>> begin Records to use
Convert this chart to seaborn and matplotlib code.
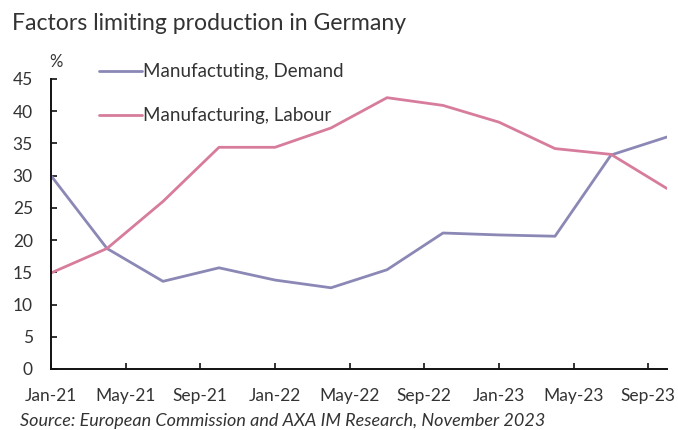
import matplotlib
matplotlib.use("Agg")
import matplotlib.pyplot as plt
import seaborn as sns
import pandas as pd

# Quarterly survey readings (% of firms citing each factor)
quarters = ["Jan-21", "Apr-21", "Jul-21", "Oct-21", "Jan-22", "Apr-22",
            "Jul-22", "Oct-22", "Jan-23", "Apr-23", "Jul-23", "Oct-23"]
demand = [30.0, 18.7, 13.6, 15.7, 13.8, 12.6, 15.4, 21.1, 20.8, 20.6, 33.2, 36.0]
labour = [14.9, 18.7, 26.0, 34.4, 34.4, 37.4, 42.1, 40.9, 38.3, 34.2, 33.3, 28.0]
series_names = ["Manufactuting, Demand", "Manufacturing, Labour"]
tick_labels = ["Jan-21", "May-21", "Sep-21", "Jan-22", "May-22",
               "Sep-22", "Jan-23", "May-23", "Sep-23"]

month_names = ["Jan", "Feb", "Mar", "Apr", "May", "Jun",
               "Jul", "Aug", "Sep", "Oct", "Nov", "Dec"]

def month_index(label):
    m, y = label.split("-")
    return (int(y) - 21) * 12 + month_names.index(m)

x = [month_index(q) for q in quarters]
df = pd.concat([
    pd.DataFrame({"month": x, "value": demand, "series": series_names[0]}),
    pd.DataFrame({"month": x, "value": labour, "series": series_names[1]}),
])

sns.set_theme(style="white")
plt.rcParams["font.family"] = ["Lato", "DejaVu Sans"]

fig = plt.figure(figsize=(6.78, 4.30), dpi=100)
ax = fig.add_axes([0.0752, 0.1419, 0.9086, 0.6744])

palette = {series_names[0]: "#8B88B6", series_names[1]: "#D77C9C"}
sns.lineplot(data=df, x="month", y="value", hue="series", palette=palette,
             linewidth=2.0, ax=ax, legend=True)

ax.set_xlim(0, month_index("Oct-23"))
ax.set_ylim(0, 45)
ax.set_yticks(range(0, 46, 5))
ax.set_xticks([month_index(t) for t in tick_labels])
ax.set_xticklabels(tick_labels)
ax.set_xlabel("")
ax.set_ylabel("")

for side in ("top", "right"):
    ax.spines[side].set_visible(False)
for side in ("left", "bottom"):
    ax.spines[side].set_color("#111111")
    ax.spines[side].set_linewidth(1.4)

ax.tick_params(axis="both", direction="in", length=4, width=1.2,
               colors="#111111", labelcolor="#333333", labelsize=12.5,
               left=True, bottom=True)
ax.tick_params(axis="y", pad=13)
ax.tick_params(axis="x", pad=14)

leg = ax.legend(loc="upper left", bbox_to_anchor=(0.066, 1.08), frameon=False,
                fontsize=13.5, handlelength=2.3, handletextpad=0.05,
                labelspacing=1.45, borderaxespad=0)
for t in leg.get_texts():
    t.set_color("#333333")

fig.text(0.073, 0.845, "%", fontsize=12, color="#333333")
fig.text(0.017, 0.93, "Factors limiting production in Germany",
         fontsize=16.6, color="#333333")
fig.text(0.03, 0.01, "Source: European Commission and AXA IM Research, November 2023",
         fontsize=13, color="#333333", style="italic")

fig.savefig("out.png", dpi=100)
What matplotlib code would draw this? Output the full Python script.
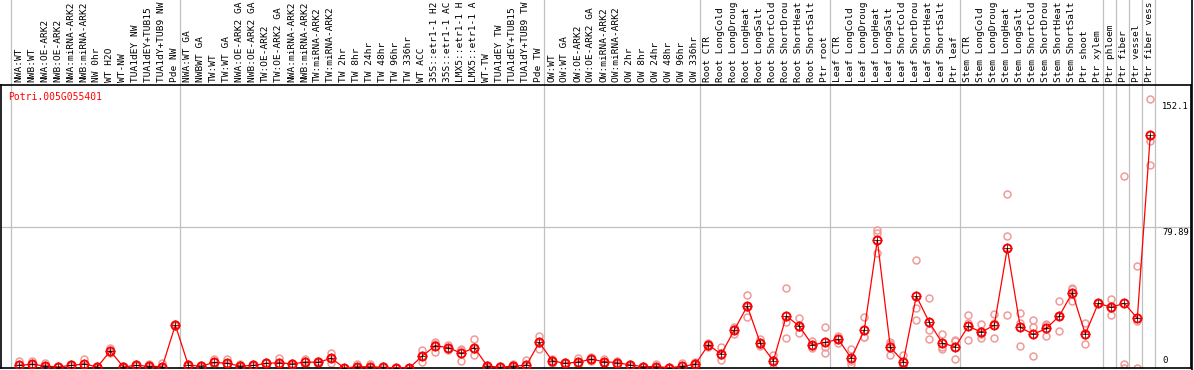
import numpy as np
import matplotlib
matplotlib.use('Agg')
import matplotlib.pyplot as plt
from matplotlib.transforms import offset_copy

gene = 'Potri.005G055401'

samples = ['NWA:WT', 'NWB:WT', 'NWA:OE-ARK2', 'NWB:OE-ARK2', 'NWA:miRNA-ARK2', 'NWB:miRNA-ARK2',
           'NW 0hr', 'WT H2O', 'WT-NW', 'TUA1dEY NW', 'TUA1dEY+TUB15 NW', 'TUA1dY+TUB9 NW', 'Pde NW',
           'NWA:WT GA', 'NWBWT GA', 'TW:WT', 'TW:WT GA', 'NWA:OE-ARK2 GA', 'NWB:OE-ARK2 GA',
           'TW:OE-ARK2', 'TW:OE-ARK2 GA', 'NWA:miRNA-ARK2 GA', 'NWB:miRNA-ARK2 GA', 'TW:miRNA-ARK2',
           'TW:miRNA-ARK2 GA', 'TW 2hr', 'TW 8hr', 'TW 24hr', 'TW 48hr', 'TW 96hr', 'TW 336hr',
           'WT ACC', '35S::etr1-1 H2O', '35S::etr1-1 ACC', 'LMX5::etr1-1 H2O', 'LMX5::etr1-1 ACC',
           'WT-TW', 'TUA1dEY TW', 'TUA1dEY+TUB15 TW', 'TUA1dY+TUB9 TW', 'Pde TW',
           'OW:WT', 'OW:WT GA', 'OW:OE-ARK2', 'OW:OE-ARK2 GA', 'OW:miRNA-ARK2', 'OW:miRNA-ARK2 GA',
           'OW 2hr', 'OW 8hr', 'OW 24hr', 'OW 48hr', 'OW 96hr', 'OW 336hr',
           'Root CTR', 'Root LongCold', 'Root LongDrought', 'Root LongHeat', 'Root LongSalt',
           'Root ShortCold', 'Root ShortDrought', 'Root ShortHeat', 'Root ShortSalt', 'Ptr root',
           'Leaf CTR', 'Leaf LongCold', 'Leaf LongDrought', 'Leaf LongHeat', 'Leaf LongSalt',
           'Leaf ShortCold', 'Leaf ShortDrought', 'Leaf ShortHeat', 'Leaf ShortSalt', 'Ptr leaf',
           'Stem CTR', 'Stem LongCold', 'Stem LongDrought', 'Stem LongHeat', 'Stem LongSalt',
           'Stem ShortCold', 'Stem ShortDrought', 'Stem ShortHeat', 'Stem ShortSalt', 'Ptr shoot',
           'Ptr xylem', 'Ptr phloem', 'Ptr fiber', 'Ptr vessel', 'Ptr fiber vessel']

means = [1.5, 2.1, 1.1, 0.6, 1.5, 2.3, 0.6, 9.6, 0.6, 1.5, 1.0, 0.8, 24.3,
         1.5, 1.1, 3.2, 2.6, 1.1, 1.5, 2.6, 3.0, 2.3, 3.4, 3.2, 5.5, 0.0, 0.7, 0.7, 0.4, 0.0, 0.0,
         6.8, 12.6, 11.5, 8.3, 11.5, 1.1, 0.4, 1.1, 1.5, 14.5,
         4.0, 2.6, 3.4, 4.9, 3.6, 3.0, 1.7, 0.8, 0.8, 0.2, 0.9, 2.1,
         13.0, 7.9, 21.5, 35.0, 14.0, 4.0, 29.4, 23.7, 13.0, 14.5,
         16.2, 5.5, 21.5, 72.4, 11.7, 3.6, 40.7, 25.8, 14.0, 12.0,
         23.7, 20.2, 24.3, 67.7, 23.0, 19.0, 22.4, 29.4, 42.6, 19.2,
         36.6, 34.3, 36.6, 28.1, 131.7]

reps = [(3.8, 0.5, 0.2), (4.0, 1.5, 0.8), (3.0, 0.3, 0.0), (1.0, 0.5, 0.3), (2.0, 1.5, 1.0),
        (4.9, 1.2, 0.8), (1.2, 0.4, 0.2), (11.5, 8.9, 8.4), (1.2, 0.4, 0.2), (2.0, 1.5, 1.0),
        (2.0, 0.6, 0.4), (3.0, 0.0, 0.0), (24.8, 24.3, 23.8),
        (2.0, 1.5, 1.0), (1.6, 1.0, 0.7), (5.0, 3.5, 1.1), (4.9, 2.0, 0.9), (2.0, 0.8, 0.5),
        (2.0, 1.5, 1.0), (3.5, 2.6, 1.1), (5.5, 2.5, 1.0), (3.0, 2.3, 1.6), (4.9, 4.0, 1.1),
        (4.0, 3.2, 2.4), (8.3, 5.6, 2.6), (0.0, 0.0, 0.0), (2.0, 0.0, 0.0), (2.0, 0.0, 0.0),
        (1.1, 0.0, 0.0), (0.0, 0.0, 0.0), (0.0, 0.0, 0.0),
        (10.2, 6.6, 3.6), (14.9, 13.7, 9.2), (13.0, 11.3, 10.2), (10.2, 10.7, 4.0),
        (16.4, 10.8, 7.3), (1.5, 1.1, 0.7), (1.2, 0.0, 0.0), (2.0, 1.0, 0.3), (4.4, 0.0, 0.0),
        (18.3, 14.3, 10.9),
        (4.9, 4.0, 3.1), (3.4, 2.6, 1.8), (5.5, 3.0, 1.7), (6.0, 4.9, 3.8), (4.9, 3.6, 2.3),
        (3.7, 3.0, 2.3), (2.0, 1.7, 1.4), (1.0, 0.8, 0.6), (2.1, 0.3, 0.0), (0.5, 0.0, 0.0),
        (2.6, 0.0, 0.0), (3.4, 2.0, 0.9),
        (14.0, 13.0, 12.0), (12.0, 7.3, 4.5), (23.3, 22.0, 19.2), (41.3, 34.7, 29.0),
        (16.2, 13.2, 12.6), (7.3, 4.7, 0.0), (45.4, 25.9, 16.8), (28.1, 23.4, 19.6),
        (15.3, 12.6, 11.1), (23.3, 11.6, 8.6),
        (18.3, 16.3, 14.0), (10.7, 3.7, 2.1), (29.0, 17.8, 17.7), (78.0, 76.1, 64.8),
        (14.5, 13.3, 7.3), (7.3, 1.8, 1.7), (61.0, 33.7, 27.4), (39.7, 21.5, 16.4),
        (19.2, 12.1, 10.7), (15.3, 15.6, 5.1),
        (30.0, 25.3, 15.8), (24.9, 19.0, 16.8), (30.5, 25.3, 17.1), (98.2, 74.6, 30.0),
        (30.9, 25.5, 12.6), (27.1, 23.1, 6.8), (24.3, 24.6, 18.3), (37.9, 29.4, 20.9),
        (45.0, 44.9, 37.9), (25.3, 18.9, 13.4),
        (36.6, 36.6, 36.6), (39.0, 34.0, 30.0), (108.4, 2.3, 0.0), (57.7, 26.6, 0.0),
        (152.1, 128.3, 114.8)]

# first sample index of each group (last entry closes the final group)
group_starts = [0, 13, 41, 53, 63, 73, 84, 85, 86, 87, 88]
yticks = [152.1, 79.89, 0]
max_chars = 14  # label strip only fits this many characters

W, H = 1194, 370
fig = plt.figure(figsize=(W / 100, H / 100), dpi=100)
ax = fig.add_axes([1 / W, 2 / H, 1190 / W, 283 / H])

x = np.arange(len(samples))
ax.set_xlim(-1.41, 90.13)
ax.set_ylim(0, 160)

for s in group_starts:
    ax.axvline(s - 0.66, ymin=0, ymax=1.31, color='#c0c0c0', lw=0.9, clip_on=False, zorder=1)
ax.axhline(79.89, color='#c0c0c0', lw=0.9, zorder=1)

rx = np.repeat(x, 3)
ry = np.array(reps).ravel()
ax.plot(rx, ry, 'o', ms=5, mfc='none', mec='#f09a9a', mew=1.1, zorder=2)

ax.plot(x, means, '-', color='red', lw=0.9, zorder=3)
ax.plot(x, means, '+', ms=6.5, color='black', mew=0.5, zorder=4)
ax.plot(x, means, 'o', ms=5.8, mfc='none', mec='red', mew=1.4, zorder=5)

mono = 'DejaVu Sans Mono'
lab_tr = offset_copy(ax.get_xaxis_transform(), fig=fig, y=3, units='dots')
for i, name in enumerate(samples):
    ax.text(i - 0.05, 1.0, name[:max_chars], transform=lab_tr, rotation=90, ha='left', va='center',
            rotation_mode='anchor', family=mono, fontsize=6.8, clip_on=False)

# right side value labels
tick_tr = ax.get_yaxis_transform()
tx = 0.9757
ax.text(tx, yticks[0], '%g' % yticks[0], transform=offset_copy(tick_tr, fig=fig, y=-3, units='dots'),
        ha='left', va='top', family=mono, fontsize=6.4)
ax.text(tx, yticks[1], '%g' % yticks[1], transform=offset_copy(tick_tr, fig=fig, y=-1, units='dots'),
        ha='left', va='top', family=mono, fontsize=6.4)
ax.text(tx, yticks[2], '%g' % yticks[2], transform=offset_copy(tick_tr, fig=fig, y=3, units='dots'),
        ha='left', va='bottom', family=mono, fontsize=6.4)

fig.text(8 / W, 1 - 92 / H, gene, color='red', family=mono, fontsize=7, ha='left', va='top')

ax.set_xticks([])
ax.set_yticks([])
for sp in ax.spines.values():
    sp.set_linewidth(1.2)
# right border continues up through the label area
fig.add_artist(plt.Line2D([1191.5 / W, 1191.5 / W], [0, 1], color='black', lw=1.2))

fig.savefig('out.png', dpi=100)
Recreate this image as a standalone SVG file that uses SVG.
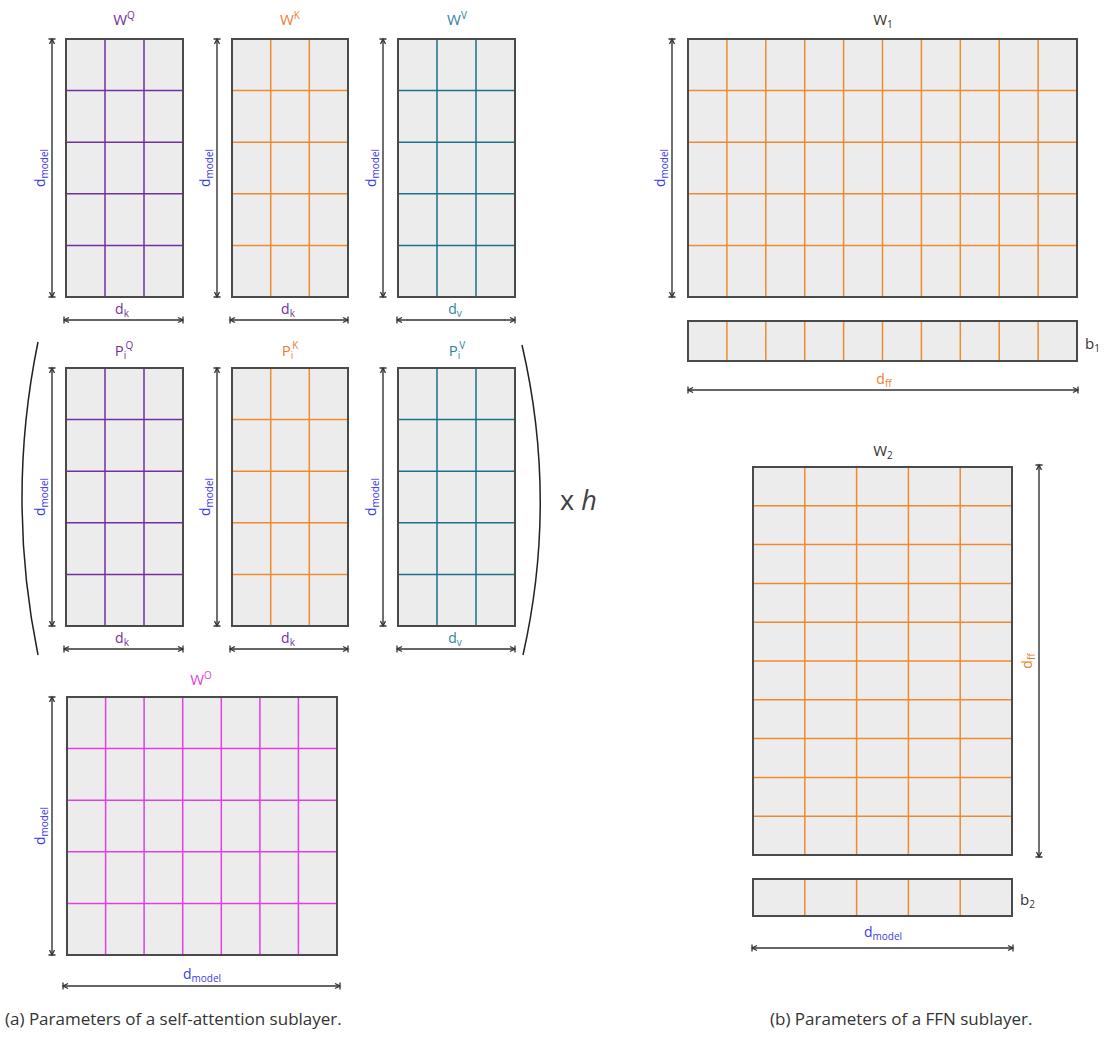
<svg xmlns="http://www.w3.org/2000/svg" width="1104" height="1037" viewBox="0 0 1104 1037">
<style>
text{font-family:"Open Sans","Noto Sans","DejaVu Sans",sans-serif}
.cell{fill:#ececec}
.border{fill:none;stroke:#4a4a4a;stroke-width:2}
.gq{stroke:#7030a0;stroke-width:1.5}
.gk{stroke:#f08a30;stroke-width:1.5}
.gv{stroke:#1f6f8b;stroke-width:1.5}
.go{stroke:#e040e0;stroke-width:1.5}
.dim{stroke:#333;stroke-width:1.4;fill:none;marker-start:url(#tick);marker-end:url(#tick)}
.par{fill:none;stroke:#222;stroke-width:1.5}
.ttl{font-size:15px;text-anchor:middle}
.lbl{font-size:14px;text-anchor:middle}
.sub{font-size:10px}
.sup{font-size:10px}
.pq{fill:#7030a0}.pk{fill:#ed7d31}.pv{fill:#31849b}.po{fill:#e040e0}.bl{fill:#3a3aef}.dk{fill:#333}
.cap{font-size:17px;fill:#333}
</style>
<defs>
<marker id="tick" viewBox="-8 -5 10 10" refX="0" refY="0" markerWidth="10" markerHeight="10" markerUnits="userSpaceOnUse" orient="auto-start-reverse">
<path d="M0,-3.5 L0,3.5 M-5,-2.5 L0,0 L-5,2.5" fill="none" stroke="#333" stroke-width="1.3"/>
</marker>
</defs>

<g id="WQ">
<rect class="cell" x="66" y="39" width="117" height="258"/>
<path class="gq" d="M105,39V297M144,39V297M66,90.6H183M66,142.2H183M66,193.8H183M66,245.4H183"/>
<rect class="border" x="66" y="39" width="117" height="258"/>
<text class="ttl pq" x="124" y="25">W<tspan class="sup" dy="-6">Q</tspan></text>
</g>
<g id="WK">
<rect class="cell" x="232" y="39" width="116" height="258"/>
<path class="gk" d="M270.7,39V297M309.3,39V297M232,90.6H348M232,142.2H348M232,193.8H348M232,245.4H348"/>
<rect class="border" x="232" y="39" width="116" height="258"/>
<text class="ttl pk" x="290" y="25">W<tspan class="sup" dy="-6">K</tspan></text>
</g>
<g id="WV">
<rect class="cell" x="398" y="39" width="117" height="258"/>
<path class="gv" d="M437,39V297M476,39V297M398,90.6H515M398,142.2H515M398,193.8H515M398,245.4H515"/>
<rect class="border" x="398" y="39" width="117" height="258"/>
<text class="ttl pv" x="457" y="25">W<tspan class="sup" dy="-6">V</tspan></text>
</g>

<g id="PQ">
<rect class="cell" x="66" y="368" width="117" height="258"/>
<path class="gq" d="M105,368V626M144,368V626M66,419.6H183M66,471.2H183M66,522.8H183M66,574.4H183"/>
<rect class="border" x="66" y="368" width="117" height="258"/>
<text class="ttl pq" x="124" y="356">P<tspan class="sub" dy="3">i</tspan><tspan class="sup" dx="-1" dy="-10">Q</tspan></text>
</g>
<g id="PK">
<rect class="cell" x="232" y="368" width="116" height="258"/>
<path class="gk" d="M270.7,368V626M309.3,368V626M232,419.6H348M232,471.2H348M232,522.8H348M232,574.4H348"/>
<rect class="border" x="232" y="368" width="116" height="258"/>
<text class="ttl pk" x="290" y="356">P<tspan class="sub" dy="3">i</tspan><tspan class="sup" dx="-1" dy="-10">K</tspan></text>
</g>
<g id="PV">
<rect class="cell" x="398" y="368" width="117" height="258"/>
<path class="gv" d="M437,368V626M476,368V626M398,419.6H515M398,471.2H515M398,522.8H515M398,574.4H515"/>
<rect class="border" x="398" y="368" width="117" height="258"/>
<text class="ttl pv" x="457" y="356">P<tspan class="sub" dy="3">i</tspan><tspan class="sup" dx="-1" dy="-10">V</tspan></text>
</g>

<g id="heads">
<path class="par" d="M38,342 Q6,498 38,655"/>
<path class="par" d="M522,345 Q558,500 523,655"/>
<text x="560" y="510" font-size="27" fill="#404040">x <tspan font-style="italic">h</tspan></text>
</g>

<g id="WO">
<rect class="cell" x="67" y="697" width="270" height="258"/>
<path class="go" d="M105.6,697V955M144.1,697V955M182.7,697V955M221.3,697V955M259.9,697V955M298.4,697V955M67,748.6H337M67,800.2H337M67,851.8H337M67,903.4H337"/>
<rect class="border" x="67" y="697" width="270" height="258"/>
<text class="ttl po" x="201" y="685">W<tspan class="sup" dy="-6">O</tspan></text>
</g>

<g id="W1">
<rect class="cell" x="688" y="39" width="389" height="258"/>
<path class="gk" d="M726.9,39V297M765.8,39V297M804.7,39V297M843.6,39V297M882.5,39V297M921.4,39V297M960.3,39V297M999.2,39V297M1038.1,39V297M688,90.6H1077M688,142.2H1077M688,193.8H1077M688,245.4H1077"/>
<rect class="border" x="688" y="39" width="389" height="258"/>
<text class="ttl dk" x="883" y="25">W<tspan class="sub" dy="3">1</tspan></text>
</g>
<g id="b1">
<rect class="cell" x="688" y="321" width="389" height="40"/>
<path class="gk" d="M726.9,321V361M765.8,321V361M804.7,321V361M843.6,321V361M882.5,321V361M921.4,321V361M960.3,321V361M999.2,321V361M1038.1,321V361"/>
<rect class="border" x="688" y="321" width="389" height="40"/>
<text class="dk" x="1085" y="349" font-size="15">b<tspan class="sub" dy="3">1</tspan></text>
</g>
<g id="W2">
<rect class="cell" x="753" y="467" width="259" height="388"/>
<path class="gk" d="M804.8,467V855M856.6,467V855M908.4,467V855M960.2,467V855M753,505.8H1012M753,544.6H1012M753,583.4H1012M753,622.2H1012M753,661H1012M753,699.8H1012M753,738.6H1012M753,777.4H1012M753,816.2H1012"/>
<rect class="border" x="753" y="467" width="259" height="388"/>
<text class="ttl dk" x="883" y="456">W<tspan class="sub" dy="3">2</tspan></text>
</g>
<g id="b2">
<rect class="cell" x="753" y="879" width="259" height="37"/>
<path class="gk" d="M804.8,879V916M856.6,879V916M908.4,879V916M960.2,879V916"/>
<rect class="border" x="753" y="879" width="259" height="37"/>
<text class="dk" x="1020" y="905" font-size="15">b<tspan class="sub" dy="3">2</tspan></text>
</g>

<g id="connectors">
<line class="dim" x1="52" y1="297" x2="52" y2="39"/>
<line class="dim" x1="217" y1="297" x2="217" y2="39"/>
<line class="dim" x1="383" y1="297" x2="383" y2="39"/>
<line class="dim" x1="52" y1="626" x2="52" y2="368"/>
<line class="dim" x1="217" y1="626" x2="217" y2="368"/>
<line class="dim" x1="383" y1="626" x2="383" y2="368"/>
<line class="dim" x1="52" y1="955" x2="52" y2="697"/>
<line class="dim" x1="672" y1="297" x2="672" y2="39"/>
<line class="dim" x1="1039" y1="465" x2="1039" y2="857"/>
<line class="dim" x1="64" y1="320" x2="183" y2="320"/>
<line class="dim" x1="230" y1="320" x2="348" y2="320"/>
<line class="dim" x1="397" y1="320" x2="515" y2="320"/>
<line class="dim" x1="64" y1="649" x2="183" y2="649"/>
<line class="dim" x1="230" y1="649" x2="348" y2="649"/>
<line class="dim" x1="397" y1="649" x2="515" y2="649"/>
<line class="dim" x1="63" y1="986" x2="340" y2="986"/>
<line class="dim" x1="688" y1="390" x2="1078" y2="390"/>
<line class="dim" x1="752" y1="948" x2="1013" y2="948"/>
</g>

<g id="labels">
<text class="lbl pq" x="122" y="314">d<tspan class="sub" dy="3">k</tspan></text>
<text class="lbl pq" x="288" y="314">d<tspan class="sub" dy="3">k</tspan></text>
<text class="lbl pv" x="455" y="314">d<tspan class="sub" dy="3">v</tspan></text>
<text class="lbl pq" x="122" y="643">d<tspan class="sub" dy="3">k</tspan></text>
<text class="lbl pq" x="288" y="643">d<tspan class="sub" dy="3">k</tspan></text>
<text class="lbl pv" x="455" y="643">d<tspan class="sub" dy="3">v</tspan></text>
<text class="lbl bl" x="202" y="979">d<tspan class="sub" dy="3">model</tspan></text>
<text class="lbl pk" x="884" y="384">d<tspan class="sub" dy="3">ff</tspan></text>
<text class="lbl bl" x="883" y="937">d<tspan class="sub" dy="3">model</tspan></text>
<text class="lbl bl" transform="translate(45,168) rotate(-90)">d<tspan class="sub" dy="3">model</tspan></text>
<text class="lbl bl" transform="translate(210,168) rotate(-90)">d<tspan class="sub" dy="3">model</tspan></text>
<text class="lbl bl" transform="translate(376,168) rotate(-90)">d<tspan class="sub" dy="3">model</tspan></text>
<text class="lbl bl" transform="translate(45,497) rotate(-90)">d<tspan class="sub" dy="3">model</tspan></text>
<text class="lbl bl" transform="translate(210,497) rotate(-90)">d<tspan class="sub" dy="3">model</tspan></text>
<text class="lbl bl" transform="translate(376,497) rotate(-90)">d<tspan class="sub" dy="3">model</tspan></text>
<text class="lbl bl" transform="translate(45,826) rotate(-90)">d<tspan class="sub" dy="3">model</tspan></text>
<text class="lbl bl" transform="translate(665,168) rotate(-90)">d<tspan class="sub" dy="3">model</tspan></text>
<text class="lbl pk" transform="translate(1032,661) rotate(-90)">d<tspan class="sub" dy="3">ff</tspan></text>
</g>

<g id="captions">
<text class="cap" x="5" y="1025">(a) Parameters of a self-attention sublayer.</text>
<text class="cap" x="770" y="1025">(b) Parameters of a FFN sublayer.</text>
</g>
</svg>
>> end Records to use
#### Exercise objective
Start at the top of the entries and repeat each line exactly, ending at the line that contains "return (int(y) - 21)". Pictures are not part of the copy.

#### Reply
Convert this chart to seaborn and matplotlib code.
import matplotlib
matplotlib.use("Agg")
import matplotlib.pyplot as plt
import seaborn as sns
import pandas as pd

# Quarterly survey readings (% of firms citing each factor)
quarters = ["Jan-21", "Apr-21", "Jul-21", "Oct-21", "Jan-22", "Apr-22",
            "Jul-22", "Oct-22", "Jan-23", "Apr-23", "Jul-23", "Oct-23"]
demand = [30.0, 18.7, 13.6, 15.7, 13.8, 12.6, 15.4, 21.1, 20.8, 20.6, 33.2, 36.0]
labour = [14.9, 18.7, 26.0, 34.4, 34.4, 37.4, 42.1, 40.9, 38.3, 34.2, 33.3, 28.0]
series_names = ["Manufactuting, Demand", "Manufacturing, Labour"]
tick_labels = ["Jan-21", "May-21", "Sep-21", "Jan-22", "May-22",
               "Sep-22", "Jan-23", "May-23", "Sep-23"]

month_names = ["Jan", "Feb", "Mar", "Apr", "May", "Jun",
               "Jul", "Aug", "Sep", "Oct", "Nov", "Dec"]

def month_index(label):
    m, y = label.split("-")
    return (int(y) - 21) * 12 + month_names.index(m)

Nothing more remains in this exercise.